Extracted information:
[Begin]

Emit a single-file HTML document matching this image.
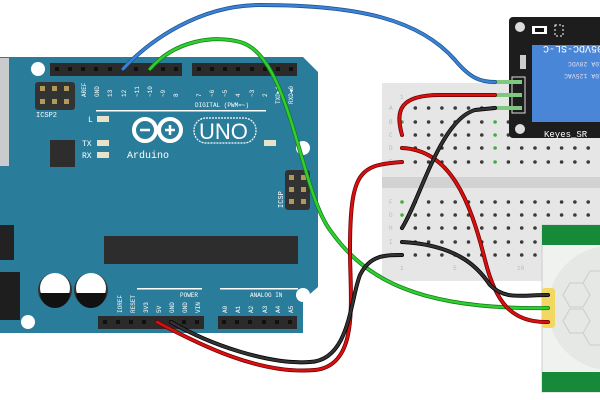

[End]
[Begin]

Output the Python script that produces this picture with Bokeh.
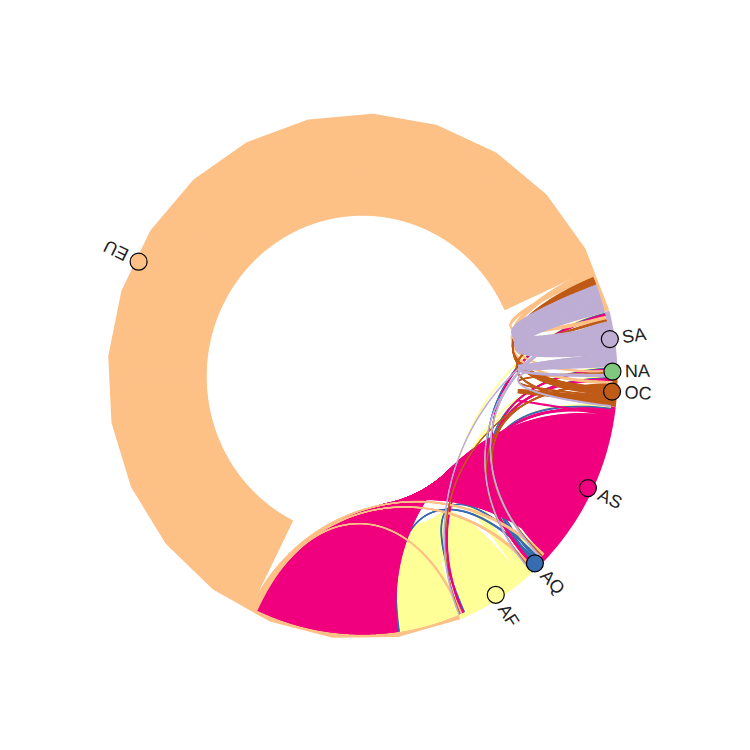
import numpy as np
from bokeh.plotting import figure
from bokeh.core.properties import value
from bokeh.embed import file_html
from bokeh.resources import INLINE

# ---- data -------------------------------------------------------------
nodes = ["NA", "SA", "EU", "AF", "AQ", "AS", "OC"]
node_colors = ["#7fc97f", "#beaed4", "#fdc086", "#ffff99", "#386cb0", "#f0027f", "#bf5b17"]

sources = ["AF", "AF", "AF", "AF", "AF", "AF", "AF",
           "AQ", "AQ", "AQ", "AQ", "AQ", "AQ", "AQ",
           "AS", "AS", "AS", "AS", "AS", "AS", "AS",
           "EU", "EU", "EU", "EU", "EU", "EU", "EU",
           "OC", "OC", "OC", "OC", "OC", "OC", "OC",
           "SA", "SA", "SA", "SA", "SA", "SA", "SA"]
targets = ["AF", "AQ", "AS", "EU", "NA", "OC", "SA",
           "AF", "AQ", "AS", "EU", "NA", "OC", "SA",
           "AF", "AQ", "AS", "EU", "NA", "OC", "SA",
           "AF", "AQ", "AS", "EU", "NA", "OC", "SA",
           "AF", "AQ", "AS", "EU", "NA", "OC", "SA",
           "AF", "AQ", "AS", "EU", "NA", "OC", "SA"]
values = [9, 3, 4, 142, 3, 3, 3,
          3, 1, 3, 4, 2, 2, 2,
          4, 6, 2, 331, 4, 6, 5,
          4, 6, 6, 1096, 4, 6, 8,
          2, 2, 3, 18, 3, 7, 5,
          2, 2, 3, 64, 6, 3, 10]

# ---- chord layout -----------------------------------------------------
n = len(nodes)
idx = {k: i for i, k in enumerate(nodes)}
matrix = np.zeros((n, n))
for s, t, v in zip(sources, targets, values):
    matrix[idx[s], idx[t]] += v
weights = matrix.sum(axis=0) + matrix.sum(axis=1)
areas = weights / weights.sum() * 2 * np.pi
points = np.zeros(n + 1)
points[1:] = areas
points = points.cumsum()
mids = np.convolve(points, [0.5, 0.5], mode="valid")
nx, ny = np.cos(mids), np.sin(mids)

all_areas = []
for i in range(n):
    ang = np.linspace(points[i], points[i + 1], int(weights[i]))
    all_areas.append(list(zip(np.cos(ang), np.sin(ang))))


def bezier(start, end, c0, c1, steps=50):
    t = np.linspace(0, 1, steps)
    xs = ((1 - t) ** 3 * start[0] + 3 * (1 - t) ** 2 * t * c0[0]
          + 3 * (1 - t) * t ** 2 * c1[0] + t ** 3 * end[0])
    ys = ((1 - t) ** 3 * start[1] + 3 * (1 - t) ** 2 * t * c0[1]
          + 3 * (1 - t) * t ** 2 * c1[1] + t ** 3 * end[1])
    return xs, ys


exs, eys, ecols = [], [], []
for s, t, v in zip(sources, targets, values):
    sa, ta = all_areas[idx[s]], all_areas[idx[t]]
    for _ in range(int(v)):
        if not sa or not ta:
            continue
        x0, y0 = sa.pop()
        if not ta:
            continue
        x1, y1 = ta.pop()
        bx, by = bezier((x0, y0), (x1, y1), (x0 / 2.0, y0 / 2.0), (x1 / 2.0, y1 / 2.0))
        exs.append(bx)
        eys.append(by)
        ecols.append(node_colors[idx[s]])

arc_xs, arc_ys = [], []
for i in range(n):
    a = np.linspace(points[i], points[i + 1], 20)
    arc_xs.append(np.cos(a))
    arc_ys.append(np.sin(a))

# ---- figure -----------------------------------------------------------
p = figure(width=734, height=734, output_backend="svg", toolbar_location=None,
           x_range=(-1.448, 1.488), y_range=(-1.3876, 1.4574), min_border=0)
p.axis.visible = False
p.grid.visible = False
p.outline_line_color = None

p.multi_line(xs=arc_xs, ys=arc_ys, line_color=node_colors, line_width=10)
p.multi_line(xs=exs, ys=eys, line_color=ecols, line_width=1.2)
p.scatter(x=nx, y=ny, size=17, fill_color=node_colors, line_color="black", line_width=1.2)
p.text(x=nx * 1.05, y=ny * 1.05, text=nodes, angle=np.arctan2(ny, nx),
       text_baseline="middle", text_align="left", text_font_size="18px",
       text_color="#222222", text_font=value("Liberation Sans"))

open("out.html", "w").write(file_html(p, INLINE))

[End]

What is expected: Select and copy every line from the records that includes the word "this".

Exercise answer:
Emit a single-file HTML document matching this image.
Output the Python script that produces this picture with Bokeh.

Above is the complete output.